Over 400 supporters packed the rally that included the spirited performance by the local R&B-funk-rock foursome. If there was anytime to paint himself as the new, fresh face of Boston last week was Connolly’s chance to do it.

If Mayor Thomas Menino decides to run the 39-year-old Connolly will be up against the 70 year-old politically entrenched giant. With Menino’s staying power and political might, Connolly’s only hope in a race against the incumbent Mayor is to emerge as the candidate of ‘change’ versus the candidate of ‘more of the same’.

Last week’s kick off was less about laying out a vision of Boston and more about symbolism.
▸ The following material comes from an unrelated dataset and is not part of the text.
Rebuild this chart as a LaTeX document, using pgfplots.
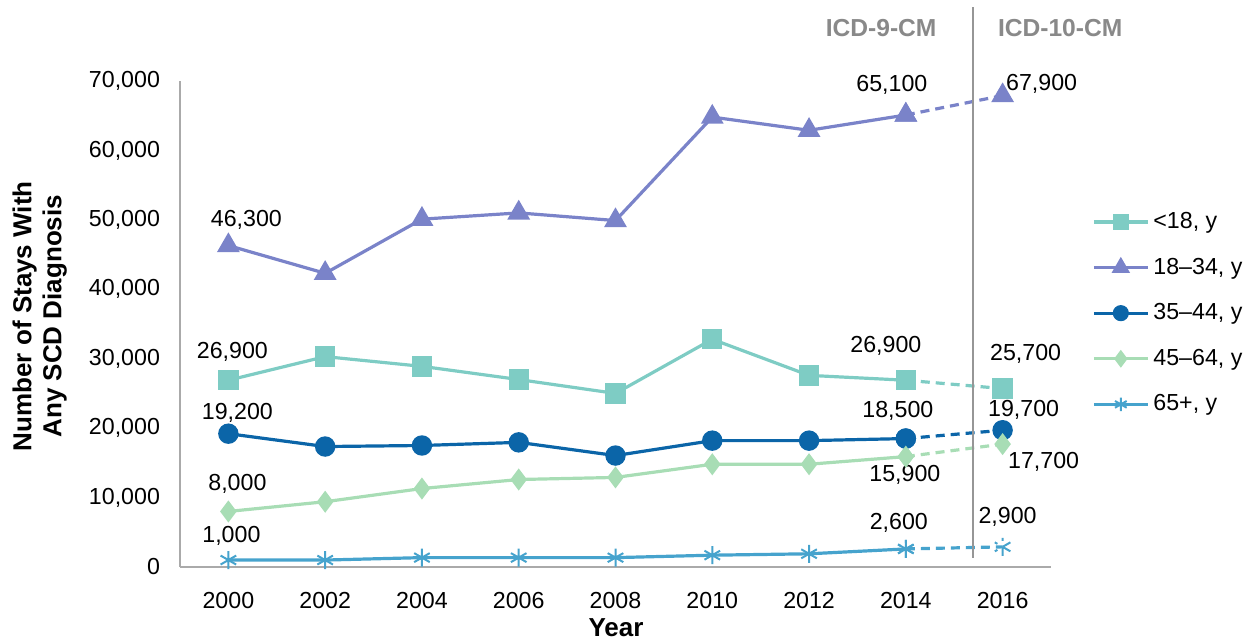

“I am running for Mayor of Boston to transform our public schools, to bring a more inclusive, open culture to City Hall, and to usher in a new era of innovation across the City of Boston that puts us in the lead when it comes to creating safe, healthy and livable neighborhoods,” Connolly said.

The kickoff’s feel, energy and location wasn’t lost on those who attended. The Omni Parker was the same location a young John F. Kennedy launched his political career for U.S. Congress. The use of a local-hip-band like the Bad Rabbits is from the playbook of politicians like President Barack Obama who coined the campaign rally cry of ‘change’ and ‘hope’. Obama’s made it a point to use young recording artists like Jay Z and Beyonce to appeal to the younger generation and Kennedy became the symbol of ‘new’ politics versus ‘old’ politics in the 1960s.
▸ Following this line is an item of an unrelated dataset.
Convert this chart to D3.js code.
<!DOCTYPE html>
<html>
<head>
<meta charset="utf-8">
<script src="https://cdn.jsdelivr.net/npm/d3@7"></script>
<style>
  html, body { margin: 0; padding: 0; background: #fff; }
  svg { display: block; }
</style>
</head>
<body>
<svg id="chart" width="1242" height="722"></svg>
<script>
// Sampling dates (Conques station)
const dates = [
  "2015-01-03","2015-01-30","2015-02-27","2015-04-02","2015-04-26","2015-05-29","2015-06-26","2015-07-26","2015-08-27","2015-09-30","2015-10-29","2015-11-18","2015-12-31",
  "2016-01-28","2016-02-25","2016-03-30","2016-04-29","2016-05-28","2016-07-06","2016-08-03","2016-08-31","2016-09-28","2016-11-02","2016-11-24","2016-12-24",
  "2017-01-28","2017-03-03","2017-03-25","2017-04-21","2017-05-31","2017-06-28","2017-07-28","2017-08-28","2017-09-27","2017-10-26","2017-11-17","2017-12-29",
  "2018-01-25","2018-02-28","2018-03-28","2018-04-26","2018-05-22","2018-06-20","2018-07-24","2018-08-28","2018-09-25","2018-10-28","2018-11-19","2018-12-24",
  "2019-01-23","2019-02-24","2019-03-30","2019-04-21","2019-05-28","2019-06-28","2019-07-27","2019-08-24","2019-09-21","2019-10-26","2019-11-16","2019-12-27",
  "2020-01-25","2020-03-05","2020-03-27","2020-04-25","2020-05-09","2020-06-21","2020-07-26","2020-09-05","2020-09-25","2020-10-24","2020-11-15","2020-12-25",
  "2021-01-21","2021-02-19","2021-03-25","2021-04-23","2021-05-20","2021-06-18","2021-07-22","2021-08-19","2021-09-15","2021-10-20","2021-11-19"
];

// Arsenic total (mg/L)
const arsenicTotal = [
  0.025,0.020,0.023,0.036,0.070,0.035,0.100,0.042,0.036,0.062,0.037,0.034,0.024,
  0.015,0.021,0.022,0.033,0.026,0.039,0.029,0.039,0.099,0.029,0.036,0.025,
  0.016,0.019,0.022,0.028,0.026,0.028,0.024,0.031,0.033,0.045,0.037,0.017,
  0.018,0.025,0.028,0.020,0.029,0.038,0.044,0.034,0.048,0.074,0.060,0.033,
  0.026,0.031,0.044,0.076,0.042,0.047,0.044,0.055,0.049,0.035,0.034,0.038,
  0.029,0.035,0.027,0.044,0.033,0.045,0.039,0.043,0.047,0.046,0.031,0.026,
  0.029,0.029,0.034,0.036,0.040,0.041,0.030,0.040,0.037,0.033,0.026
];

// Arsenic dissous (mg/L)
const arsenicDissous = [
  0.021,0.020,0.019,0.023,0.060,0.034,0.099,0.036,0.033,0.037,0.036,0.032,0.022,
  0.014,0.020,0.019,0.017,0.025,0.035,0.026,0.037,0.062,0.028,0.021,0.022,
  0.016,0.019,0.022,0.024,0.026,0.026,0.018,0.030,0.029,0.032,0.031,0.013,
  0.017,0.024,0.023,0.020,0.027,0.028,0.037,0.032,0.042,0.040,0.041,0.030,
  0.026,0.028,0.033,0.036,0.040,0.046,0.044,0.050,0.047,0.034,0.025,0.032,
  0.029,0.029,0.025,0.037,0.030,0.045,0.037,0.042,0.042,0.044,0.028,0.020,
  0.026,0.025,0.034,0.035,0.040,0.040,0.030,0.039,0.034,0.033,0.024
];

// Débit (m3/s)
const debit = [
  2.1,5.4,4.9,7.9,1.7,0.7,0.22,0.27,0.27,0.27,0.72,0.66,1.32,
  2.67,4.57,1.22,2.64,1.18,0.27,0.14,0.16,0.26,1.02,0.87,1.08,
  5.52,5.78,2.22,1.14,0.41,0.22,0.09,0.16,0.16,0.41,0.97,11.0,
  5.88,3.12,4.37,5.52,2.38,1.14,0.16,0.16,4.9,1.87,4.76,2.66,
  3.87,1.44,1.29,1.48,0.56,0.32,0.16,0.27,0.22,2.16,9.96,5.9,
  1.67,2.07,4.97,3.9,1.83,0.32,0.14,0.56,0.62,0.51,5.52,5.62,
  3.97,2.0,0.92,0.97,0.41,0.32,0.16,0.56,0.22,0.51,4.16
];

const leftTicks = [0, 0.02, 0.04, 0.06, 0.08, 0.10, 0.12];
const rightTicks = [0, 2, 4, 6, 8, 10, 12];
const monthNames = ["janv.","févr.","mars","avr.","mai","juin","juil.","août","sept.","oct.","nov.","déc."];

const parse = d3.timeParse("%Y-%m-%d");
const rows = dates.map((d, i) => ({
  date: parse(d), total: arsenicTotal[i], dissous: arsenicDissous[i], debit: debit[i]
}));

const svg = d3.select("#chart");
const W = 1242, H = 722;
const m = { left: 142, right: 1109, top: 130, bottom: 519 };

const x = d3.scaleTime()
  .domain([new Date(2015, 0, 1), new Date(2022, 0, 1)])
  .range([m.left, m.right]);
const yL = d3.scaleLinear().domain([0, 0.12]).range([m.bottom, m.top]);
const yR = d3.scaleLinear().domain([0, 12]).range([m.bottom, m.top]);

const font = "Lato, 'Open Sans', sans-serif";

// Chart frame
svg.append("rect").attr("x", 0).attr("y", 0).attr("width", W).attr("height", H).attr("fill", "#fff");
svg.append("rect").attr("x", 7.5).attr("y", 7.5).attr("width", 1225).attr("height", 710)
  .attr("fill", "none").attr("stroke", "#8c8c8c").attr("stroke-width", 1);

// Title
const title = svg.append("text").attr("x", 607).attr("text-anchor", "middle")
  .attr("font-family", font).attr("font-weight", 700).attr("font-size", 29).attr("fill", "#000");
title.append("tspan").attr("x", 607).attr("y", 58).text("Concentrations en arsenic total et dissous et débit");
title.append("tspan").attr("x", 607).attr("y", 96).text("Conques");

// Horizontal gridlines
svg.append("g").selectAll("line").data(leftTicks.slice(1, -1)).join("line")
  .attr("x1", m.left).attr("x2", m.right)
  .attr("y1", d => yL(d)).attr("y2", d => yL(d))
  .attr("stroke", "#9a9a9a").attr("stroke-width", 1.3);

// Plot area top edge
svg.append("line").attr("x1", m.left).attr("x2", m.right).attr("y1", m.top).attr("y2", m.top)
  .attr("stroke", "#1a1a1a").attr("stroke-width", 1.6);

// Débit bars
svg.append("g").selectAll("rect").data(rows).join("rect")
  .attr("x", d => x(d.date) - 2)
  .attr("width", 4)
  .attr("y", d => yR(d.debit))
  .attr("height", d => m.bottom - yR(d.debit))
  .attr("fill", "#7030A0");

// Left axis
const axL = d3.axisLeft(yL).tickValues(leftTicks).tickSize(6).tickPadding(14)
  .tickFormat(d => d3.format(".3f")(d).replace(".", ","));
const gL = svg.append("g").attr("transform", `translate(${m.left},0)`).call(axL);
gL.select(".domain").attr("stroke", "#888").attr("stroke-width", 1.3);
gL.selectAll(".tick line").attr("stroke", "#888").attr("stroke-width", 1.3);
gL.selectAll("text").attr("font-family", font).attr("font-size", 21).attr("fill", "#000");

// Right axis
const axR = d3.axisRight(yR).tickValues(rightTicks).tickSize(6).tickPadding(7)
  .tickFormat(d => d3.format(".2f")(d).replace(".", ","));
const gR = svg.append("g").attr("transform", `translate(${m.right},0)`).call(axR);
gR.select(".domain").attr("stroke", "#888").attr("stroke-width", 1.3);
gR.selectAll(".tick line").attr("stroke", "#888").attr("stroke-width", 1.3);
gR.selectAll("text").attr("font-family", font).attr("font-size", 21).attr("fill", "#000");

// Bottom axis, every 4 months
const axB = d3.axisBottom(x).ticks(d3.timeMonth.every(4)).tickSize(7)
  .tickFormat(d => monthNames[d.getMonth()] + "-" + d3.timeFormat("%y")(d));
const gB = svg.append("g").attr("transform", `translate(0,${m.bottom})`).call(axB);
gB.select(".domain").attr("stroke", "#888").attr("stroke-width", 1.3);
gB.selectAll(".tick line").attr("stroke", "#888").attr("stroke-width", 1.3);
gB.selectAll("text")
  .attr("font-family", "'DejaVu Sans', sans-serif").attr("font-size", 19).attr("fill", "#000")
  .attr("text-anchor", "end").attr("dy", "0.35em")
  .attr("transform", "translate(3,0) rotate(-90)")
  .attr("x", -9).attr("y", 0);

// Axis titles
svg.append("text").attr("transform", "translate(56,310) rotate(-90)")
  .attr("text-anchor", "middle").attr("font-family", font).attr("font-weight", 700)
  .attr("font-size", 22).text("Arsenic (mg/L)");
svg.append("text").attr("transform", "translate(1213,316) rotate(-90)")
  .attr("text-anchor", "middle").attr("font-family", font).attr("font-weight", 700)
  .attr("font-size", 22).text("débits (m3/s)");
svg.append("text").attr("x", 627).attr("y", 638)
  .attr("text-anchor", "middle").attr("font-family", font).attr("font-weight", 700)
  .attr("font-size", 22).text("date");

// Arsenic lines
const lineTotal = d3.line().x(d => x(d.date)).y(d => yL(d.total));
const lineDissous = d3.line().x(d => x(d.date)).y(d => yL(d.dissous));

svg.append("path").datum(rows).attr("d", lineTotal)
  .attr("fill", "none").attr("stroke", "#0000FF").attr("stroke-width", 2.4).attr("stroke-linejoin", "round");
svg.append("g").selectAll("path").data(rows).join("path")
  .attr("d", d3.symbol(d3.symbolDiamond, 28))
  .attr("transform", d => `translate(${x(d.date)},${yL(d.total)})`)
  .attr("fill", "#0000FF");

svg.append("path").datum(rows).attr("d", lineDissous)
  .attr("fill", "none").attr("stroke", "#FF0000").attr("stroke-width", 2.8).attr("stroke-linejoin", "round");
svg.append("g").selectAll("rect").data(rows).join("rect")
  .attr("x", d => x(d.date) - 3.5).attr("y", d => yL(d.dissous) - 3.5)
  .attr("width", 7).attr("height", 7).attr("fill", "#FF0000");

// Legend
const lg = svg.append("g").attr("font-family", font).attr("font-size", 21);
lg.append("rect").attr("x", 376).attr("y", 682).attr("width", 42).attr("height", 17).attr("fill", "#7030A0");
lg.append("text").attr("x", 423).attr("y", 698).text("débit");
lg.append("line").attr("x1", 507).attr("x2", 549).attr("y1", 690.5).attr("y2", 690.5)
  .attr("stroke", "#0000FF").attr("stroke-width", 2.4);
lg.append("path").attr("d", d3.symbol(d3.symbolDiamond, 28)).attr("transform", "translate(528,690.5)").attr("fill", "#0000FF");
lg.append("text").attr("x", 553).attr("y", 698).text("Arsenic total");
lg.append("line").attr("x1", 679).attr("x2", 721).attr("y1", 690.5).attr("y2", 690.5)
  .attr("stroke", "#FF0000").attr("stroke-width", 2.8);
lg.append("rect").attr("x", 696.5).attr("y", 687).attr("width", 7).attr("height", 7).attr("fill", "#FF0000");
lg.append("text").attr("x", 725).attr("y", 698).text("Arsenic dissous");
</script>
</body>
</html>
Last week Connolly tried to energize Bostonians like himself—young, working parents that are not rank in file Menino supporters but a generation of people looking for a new leader with the same tastes, values and appetite for change.

“This campaign is about Boston’s future, and the need for new ideas, new energy and new leadership,” Connolly said.
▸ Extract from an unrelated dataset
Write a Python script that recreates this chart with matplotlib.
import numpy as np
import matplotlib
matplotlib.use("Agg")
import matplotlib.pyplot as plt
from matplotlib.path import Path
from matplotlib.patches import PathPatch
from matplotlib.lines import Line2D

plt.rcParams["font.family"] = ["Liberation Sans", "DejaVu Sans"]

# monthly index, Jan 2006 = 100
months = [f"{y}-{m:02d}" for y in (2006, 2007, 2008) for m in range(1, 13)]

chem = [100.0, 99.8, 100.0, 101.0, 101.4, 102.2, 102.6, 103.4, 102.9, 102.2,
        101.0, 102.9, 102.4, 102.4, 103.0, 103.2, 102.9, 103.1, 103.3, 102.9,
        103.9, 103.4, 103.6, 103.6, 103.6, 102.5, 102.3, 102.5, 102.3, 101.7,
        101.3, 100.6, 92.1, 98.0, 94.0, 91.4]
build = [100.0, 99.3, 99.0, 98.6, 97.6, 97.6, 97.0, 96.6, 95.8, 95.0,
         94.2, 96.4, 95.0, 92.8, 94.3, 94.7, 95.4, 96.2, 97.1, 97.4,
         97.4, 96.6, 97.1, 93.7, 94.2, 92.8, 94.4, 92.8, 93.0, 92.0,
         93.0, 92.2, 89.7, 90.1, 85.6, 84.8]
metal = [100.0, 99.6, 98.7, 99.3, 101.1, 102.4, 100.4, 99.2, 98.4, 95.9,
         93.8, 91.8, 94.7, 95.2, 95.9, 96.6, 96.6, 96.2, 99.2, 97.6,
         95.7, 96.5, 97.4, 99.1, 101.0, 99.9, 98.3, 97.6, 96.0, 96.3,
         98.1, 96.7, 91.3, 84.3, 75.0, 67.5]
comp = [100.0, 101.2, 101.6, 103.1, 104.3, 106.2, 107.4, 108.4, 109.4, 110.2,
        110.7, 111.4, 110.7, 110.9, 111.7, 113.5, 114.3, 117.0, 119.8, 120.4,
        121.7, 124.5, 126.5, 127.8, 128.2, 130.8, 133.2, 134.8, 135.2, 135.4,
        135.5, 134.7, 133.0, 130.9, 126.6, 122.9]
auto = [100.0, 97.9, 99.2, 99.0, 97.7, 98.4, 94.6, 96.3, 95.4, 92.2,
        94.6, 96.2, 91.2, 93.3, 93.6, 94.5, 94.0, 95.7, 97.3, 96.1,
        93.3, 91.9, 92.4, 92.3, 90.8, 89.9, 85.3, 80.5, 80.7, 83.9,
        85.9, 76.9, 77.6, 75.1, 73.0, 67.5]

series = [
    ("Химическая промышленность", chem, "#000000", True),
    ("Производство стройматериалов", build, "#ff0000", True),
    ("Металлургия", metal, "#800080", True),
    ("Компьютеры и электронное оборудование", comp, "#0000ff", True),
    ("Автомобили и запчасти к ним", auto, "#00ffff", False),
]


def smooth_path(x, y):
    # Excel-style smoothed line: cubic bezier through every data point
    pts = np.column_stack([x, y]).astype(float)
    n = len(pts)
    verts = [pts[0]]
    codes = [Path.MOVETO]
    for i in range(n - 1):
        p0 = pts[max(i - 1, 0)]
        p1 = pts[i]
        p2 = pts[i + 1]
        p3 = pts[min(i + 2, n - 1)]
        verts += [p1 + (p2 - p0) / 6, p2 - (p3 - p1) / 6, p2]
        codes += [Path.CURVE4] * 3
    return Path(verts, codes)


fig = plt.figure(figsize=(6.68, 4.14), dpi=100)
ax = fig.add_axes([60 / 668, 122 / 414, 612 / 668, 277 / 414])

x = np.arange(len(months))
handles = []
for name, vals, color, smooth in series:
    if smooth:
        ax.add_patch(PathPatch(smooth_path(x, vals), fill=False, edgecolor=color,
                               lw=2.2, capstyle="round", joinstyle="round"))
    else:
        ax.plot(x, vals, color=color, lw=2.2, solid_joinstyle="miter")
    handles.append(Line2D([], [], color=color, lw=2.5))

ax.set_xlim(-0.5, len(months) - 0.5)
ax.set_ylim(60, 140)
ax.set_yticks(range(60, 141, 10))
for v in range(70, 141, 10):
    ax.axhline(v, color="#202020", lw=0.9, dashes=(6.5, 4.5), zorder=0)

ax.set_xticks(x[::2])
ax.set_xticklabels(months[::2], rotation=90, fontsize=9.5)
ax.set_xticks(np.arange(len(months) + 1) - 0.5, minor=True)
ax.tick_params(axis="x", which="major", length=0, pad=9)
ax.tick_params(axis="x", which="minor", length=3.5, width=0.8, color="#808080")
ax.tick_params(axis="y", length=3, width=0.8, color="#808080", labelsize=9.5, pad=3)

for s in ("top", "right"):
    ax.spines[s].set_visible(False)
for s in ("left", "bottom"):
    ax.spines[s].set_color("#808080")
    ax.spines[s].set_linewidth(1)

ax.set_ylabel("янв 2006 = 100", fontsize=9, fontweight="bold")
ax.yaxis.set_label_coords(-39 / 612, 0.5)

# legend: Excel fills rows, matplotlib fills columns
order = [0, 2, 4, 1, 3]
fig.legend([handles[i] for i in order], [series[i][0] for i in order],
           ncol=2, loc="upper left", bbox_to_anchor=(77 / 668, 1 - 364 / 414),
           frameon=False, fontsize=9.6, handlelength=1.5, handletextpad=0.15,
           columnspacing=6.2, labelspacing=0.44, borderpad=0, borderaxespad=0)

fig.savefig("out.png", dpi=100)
At the event, Connolly unveiled an innovative social organizing tool to engage voters.  This feature, which will be available when the full campaign website launches in April, gives supporters the opportunity to mobilize their friends and neighbors through social networking sites.

Connolly, a former teacher and father of two young children, said that his campaign would focus on the need for new ideas and a transparent and inclusive approach to solving the challenges facing Boston and, especially, its public school system, the cornerstone of his candidacy.

“The success of our schools directly impacts our ability to create safe, healthy, and livable neighborhoods as well as our ability to create jobs, attract talent, and retain families in Boston,” Connolly said. “As Mayor, I will remake our system by decentralizing a school department headquarters that spends over $1 billion per year by focusing on investing in people and programs at our schools.